The Bush administration won a major legal victory this week as part of the war on terrorism. A federal appeals court upheld the government's right to indefinitely detain an American citizen captured as an enemy combatant on the battlefield. The case at issue involves Yaser Esam Hamdi, 22, an American-born Saudi who was captured while fighting with the Taliban in November, 2001.

Though technically an American citizen, Mr. Hamdi has been held in military detention without access to a lawyer since his capture. Lawyers acting on his behalf argued that he had the right to consult an attorney and to question the reasons for his detention.

But the ruling by a federal appeals court in Virginia upheld the government's right to indefinitely detain Americans captured on foreign battlefields as enemy combatants. The appeals court said it was important to defer to military judgments when determining who constitutes an enemy combatant.

Civil liberties activists criticized the appeals court ruling for failing to protect to the rights of Americans to have access to a lawyer and to question their detention.

"The Fourth Circuit opinion is a complete judicial abdication of the court's responsibility to make sure that people don't end up in a kind of legal no-man's land," said Susan Herman, a law professor at Brooklyn Law School in New York. "History shows us that the courts actually have to be least deferential [to the government] in some respects in time of war to ensure that people's civil liberties are not being violated."

Attorney General John Ashcroft issued a statement praising the ruling as an important victory "for the president's ability to protect the American people in times of war."

Mr.
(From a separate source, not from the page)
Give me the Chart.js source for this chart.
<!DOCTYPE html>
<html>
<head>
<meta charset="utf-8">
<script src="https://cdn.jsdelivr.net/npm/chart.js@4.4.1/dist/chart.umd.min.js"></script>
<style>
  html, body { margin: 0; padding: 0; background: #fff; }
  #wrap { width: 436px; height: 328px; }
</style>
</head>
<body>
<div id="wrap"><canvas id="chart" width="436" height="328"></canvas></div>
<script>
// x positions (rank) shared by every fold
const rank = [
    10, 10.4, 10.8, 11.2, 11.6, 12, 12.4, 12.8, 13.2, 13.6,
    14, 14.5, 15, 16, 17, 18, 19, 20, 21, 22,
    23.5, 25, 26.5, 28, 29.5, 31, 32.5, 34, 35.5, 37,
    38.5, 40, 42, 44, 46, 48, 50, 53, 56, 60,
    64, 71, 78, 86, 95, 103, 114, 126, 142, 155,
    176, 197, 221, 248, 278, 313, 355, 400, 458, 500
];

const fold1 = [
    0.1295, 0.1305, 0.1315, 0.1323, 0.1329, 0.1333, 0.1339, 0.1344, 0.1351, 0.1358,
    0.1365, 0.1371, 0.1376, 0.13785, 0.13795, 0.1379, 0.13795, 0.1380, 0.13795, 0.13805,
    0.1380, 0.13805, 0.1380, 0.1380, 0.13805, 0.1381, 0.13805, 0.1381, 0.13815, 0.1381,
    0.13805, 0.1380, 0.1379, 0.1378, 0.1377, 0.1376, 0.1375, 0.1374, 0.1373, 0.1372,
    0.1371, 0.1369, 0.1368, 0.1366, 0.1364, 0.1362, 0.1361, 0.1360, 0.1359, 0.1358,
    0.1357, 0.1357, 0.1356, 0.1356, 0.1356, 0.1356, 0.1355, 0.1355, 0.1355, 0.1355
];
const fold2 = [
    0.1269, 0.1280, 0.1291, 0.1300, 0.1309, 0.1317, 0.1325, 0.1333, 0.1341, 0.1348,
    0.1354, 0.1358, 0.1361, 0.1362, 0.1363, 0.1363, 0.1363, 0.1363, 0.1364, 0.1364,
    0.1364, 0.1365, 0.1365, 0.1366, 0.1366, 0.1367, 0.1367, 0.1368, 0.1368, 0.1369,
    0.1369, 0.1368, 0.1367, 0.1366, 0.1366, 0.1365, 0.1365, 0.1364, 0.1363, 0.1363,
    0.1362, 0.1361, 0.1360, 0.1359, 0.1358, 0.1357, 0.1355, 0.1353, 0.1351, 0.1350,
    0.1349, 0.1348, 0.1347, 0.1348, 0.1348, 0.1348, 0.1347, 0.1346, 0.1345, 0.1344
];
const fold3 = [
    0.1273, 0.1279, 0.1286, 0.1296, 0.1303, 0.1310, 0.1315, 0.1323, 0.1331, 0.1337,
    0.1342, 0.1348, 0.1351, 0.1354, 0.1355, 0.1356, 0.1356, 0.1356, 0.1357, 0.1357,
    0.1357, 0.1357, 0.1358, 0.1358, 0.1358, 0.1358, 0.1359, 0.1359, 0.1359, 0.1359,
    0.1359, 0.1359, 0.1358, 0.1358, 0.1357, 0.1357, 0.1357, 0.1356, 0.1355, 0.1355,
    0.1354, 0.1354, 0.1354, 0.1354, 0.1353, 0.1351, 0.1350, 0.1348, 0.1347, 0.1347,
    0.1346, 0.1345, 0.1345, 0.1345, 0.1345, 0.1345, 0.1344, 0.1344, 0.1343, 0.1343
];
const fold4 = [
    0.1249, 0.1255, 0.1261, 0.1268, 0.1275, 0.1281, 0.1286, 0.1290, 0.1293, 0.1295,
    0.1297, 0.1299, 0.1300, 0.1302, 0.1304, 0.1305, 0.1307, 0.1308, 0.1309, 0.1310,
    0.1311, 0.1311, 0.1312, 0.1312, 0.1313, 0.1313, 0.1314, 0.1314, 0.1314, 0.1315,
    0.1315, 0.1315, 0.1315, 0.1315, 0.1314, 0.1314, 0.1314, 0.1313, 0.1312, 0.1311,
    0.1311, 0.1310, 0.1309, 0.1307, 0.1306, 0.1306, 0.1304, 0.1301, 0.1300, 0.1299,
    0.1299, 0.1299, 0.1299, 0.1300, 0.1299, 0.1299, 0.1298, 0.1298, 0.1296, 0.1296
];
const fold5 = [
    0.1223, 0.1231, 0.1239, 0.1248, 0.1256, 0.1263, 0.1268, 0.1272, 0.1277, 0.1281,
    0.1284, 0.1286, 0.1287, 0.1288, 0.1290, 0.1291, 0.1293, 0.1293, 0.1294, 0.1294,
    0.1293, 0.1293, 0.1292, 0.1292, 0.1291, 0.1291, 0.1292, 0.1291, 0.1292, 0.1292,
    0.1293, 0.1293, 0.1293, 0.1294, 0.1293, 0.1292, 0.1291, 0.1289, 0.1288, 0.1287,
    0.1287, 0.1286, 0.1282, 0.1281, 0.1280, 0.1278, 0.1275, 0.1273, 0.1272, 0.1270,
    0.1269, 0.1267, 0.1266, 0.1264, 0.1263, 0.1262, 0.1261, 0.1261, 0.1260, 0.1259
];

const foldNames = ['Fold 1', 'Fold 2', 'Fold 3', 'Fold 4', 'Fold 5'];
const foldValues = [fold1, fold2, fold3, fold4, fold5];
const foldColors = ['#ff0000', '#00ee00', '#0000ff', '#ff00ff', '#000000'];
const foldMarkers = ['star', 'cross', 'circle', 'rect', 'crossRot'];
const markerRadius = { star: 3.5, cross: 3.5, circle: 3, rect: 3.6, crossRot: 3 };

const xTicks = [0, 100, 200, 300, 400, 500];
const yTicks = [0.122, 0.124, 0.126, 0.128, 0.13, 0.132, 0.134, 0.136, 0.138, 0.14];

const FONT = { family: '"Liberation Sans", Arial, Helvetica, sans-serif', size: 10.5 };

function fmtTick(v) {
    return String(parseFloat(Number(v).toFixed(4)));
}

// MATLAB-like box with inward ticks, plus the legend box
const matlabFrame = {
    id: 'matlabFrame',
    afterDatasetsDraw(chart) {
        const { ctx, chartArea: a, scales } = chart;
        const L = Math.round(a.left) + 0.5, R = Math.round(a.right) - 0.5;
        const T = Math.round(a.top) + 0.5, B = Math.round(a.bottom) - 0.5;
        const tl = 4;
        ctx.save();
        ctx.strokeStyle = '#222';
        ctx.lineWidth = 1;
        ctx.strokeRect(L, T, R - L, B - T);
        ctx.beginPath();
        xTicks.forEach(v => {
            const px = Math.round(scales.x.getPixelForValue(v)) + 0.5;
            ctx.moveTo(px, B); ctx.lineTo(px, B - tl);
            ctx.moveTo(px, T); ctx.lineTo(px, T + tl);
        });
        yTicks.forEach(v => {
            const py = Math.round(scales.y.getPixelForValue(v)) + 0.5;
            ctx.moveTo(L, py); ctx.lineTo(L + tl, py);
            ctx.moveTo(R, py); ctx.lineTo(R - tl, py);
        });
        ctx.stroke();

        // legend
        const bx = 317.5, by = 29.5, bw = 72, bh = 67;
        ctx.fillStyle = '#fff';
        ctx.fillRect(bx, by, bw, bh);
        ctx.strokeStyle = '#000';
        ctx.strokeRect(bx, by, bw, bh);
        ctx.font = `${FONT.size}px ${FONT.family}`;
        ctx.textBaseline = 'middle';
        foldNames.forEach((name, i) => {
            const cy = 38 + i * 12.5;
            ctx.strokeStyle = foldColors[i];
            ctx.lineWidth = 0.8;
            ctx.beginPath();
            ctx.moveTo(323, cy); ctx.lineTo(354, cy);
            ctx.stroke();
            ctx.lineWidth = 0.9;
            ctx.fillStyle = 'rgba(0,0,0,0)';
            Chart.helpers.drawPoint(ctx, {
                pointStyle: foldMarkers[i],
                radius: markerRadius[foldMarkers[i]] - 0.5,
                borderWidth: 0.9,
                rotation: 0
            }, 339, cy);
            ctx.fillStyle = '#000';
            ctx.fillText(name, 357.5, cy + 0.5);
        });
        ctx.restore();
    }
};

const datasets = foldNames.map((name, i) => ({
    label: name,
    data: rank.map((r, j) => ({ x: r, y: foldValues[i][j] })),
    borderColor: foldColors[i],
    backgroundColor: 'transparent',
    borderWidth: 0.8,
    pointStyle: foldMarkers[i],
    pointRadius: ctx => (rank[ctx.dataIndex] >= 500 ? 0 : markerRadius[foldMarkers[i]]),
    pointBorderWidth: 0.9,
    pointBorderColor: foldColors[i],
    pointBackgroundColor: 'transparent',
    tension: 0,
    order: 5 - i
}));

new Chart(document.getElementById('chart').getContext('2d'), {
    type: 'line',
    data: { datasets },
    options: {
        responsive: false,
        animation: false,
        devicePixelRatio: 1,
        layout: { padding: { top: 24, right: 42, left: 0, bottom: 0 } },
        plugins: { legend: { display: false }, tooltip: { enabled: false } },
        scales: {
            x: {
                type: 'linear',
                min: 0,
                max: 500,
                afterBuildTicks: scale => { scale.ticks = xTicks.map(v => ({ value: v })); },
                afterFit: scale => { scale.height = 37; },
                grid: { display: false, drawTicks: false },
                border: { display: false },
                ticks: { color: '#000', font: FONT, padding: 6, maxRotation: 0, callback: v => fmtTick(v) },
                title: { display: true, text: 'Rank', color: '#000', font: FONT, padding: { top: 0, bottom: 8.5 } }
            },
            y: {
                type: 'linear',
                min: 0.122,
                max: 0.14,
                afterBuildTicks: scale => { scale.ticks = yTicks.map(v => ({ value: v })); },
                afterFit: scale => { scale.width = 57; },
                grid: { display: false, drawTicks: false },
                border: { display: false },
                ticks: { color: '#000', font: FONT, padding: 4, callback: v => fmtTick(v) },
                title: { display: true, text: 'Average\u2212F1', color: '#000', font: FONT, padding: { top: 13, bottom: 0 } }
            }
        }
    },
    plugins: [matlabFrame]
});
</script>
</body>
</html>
Ashcroft has frequently defended the administration's legal tactics in the war on terrorism in appearances before the U.S. Congress.

"And for those who say we have got to make a choice between liberty and security, I always want to say, liberty is what we are securing," Mr. Ashcroft said. "If we are not securing liberty, we've got our eyes on the wrong objective."

Lawyers acting on Mr. Hamdi's behalf said it is likely they will appeal the ruling to the U.S. Supreme Court.

It is not known how this latest ruling will affect the case of another American being held by the military, Jose Padilla. Mr. Padilla was arrested last year on suspicion of being involved in a terrorist plot to detonate a so-called radioactive dirty bomb. Although he is also deemed an enemy combatant by the government, his case is different from Mr. Hamdi's in that he was arrested in the United States, not on a foreign battlefield.